Physically, a mouse consists of an object held in one's hand, with one or more buttons. Mice often also feature other elements, such as touch surfaces and "wheels", which enable additional control and dimensional input.
The history of the mouse starts with the trackball, a related pointing device, which was invented in 1946 by Ralph Benjamin as part of a post-World War II-era radar plotting system called Comprehensive Display System (CDS). Benjamin was then working for the British Royal Navy Scientific Service. Benjamin's project used analog computers to calculate the future position of target aircraft based on several initial input points provided by a user with a joystick.

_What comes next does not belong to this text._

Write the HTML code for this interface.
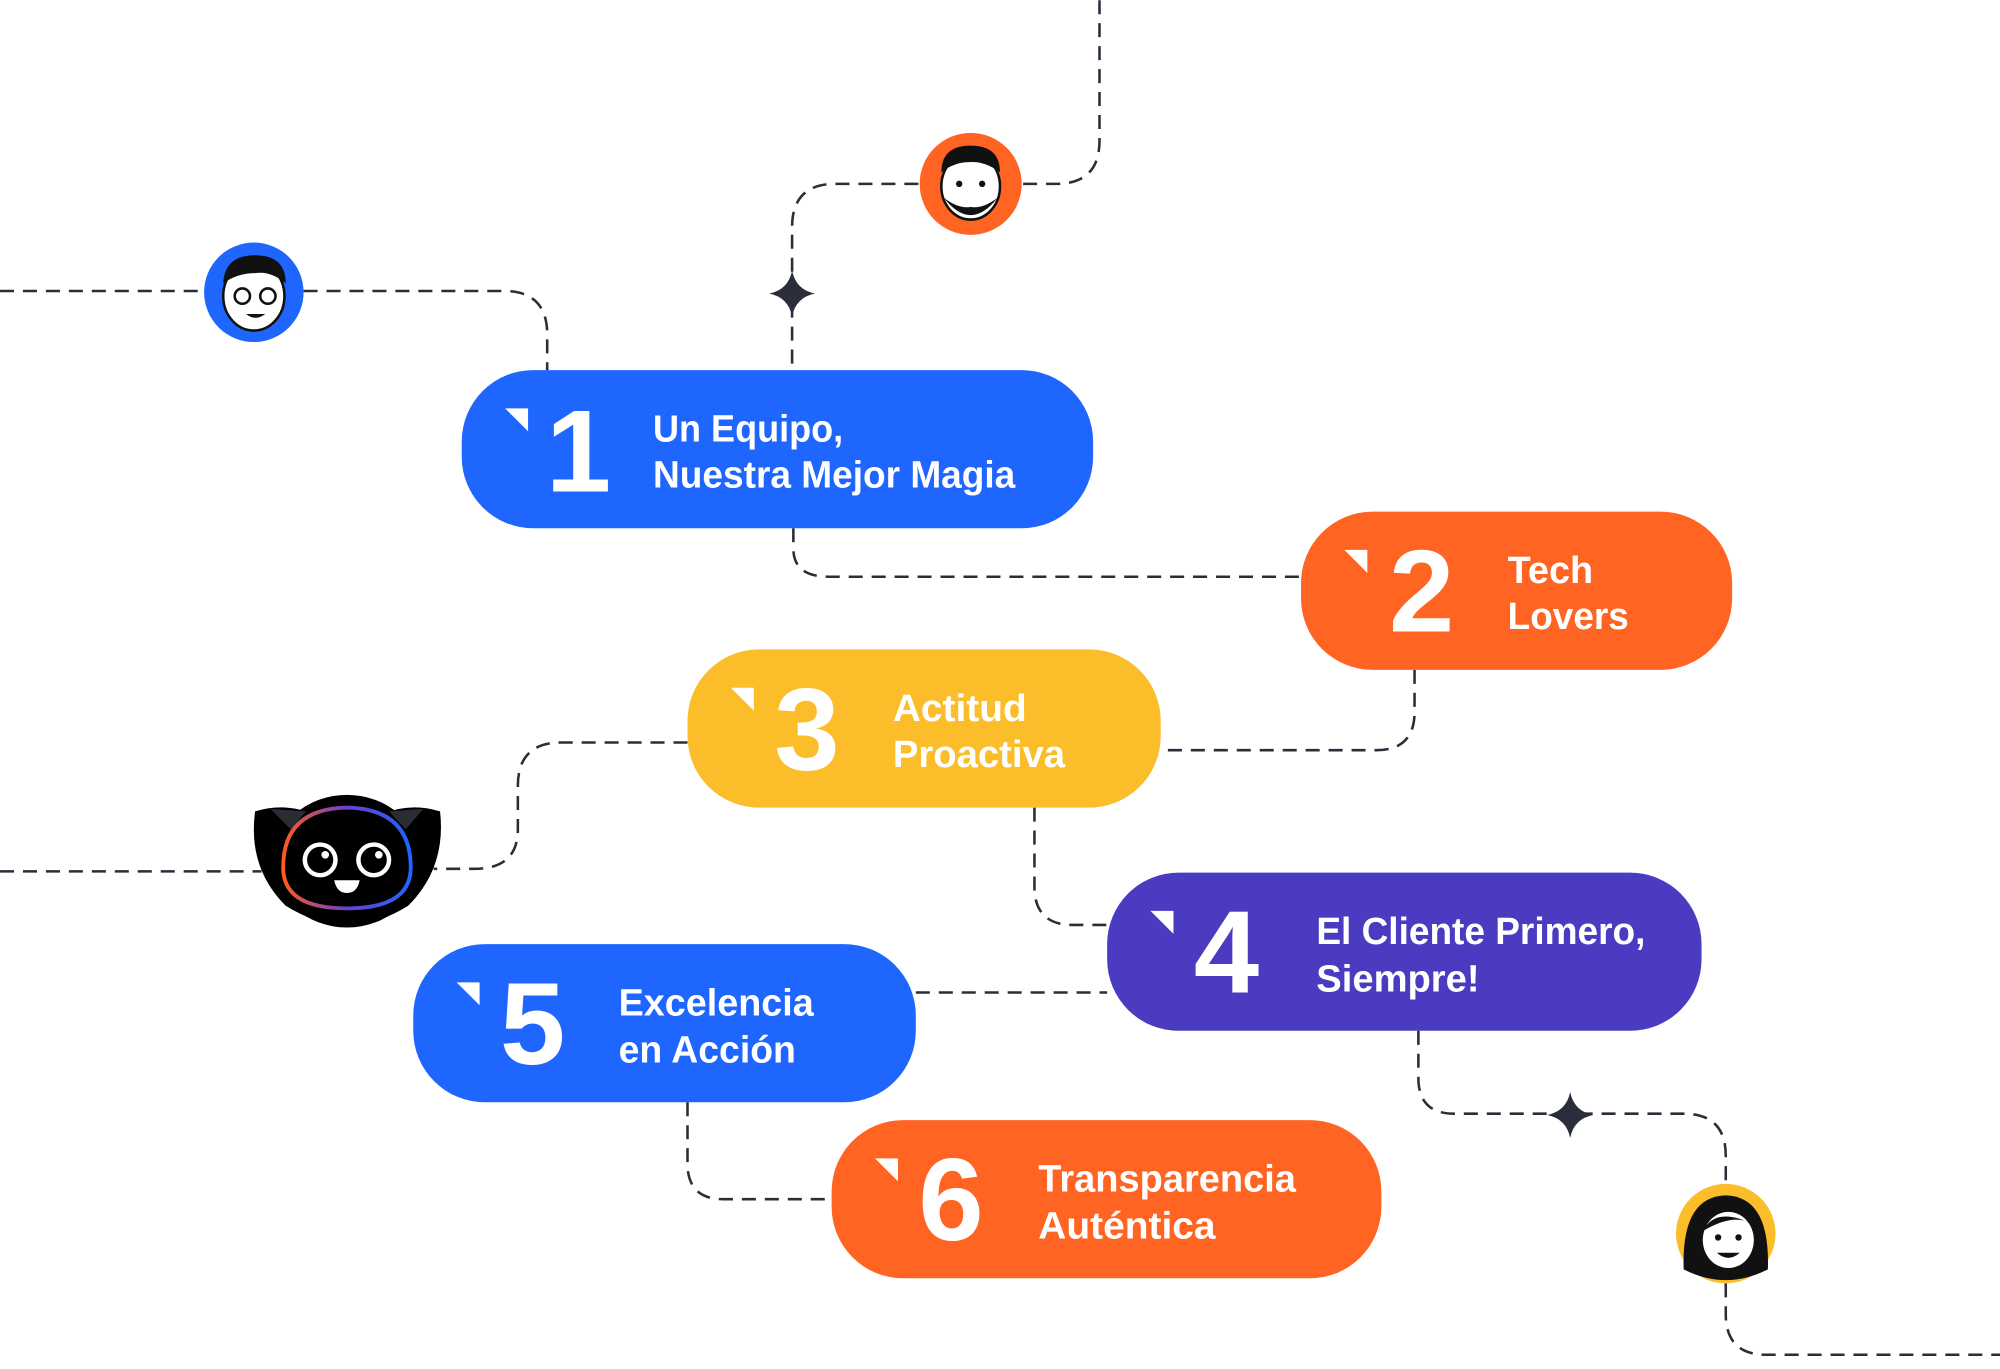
<!DOCTYPE html>
<html><head><meta charset="utf-8"><style>
html,body{margin:0;padding:0;background:#fff;width:2000px;height:1369px;overflow:hidden}
svg{display:block}
text{font-family:"Liberation Sans",sans-serif;font-weight:bold;fill:#fff}
</style></head><body>
<svg width="2000" height="1369" viewBox="0 0 1568 1073" xmlns="http://www.w3.org/2000/svg">
<defs>
<linearGradient id="g" x1="0" x2="1" y1="0" y2="0"><stop offset="0" stop-color="#ff5a1f"/><stop offset="0.5" stop-color="#6a3fd0"/><stop offset="1" stop-color="#1f66ff"/></linearGradient>
</defs>
<g fill="none" stroke="#2a2d3a" stroke-width="2" stroke-dasharray="11 7">
<path d="M862 0 V110 Q862 144 828 144 H800"/>
<path d="M720 144 H655 Q621 144 621 178 V285"/>
<path d="M0 228 H160"/>
<path d="M238 228 H395 Q429 228 429 262 V290"/>
<path d="M622 414 V430 Q622 452 650 452 H1020"/>
<path d="M1109 525 V558 Q1109 588 1079 588 H910"/>
<path d="M539 582 H440 Q406 582 406 616 V650 Q406 681 372 681 H340"/>
<path d="M0 683 H205"/>
<path d="M811 633 V695 Q811 725 841 725 H868"/>
<path d="M718 778 H868"/>
<path d="M539 864 V912 Q539 940 567 940 H652"/>
<path d="M1112 808 V845 Q1112 873 1140 873 H1320 Q1353 873 1353 906 V928"/>
<path d="M1353 1006 V1030 Q1353 1062 1385 1062 H1568"/>
</g>
<g fill="#2a2d3a">
<path d="M621 212 Q624 227 639 230 Q624 233 621 248 Q618 233 603 230 Q618 227 621 212Z"/>
<path d="M1231 856 Q1234 871 1249 874 Q1234 877 1231 892 Q1228 877 1213 874 Q1228 871 1231 856Z"/>
</g>
<!-- avatars -->
<circle cx="199" cy="229" r="39" fill="#1f66ff"/>
<ellipse cx="199" cy="232" rx="24" ry="27" fill="#fff" stroke="#111" stroke-width="2"/>
<path d="M175 222 Q176 200 200 200 Q224 200 224 222 Q212 212 200 214 Q186 214 175 222Z" fill="#111"/>
<circle cx="190" cy="232" r="6" fill="none" stroke="#111" stroke-width="2"/><circle cx="210" cy="232" r="6" fill="none" stroke="#111" stroke-width="2"/>
<path d="M193 246 Q200 252 208 246" fill="#111"/>
<circle cx="761" cy="144" r="40" fill="#ff6422"/>
<ellipse cx="761" cy="146" rx="23" ry="26" fill="#fff" stroke="#111" stroke-width="2"/>
<path d="M738 135 Q738 114 761 114 Q784 114 784 135 Q772 126 760 127 Q748 127 738 135Z" fill="#111"/>
<path d="M740 155 Q761 182 782 155 Q770 164 761 162 Q752 164 740 155Z" fill="#111"/>
<circle cx="752" cy="144" r="2.5" fill="#111"/><circle cx="770" cy="144" r="2.5" fill="#111"/>
<circle cx="1353" cy="967" r="39" fill="#fbbd2a"/>
<path d="M1320 995 Q1318 938 1353 937 Q1388 938 1386 995 Q1353 1012 1320 995Z" fill="#111"/>
<ellipse cx="1355" cy="972" rx="20" ry="22" fill="#fff"/>
<path d="M1335 965 Q1345 945 1375 960 Q1360 950 1335 965Z" fill="#111"/>
<circle cx="1347" cy="970" r="2.5" fill="#111"/><circle cx="1363" cy="970" r="2.5" fill="#111"/>
<path d="M1346 982 Q1355 990 1364 982Z" fill="#111"/>
<!-- cat -->
<path d="M200 636 Q225 628 250 640 L295 640 Q320 628 345 636 Q350 680 320 710 Q272 740 224 710 Q194 680 200 636Z" fill="#000"/>
<ellipse cx="272" cy="675" rx="58" ry="52" fill="#000"/>
<path d="M212 634 L240 636 L228 650Z M332 634 L305 636 L318 650Z" fill="#2a2d33"/>
<path d="M222 680 Q222 634 272 633 Q322 634 322 680 Q322 712 272 712 Q222 712 222 680Z" fill="none" stroke="url(#g)" stroke-width="3"/>
<circle cx="251" cy="674" r="12" fill="none" stroke="#fff" stroke-width="3.5"/><circle cx="293" cy="674" r="12" fill="none" stroke="#fff" stroke-width="3.5"/>
<circle cx="255" cy="670" r="3" fill="#fff"/><circle cx="297" cy="670" r="3" fill="#fff"/>
<path d="M262 690 H282 Q280 700 272 700 Q264 700 262 690Z" fill="#fff"/>
<!-- boxes -->
<g>
<rect x="362" y="290" width="495" height="124" rx="56" fill="#1f66ff"/>
<path d="M396 320 H414 V338Z" fill="#fff"/>
<text x="428" y="385" font-size="92">1</text>
<text x="512" y="346" font-size="30" textLength="149" lengthAdjust="spacingAndGlyphs">Un Equipo,</text>
<text x="512" y="382" font-size="30" textLength="284" lengthAdjust="spacingAndGlyphs">Nuestra Mejor Magia</text>

<rect x="1020" y="401" width="338" height="124" rx="56" fill="#ff6422"/>
<path d="M1054 431 H1072 V449Z" fill="#fff"/>
<text x="1089" y="495" font-size="92">2</text>
<text x="1182" y="457" font-size="30" textLength="67" lengthAdjust="spacingAndGlyphs">Tech</text>
<text x="1182" y="493" font-size="30" textLength="95" lengthAdjust="spacingAndGlyphs">Lovers</text>

<rect x="539" y="509" width="371" height="124" rx="56" fill="#fbbd2a"/>
<path d="M573 539 H591 V557Z" fill="#fff"/>
<text x="607" y="603" font-size="92">3</text>
<text x="700" y="565" font-size="30" textLength="105" lengthAdjust="spacingAndGlyphs">Actitud</text>
<text x="700" y="601" font-size="30" textLength="135" lengthAdjust="spacingAndGlyphs">Proactiva</text>

<rect x="868" y="684" width="466" height="124" rx="56" fill="#4b3bc0"/>
<path d="M902 714 H920 V732Z" fill="#fff"/>
<text x="936" y="778" font-size="92">4</text>
<text x="1032" y="740" font-size="30" textLength="258" lengthAdjust="spacingAndGlyphs">El Cliente Primero,</text>
<text x="1032" y="777" font-size="30" textLength="128" lengthAdjust="spacingAndGlyphs">Siempre!</text>

<rect x="324" y="740" width="394" height="124" rx="56" fill="#1f66ff"/>
<path d="M358 770 H376 V788Z" fill="#fff"/>
<text x="392" y="834" font-size="92">5</text>
<text x="485" y="796" font-size="30" textLength="153" lengthAdjust="spacingAndGlyphs">Excelencia</text>
<text x="485" y="833" font-size="30" textLength="139" lengthAdjust="spacingAndGlyphs">en Acción</text>

<rect x="652" y="878" width="431" height="124" rx="56" fill="#ff6422"/>
<path d="M686 908 H704 V926Z" fill="#fff"/>
<text x="720" y="972" font-size="92">6</text>
<text x="814" y="934" font-size="30" textLength="202" lengthAdjust="spacingAndGlyphs">Transparencia</text>
<text x="814" y="971" font-size="30" textLength="139" lengthAdjust="spacingAndGlyphs">Auténtica</text>
</g>
</svg>
</body></html>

Benjamin felt that a more elegant input device was needed and invented a ball tracker called roller ball for this purpose.
The device was patented in 1947, but only a prototype using a metal ball rolling on two rubber-coated wheels was ever built and the device was kept as a military secret.
Douglas Engelbart at the Stanford Research Institute (now SRI International) invented his first mouse prototype in the 1960s with the assistance of his lead engineer Bill English. They christened the device the mouse as early models had a cord attached to the rear part of the device looking like a tail and generally resembling the common mouse. Engelbart never received any royalties for it, as his employer SRI held the patent, which ran out before it became widely used in personal computers.
Modern mice are now available wired or wireless. Such a simple device changed the way we interacted with computers. Modern laptops have built in track pads but many users still prefer a mouse.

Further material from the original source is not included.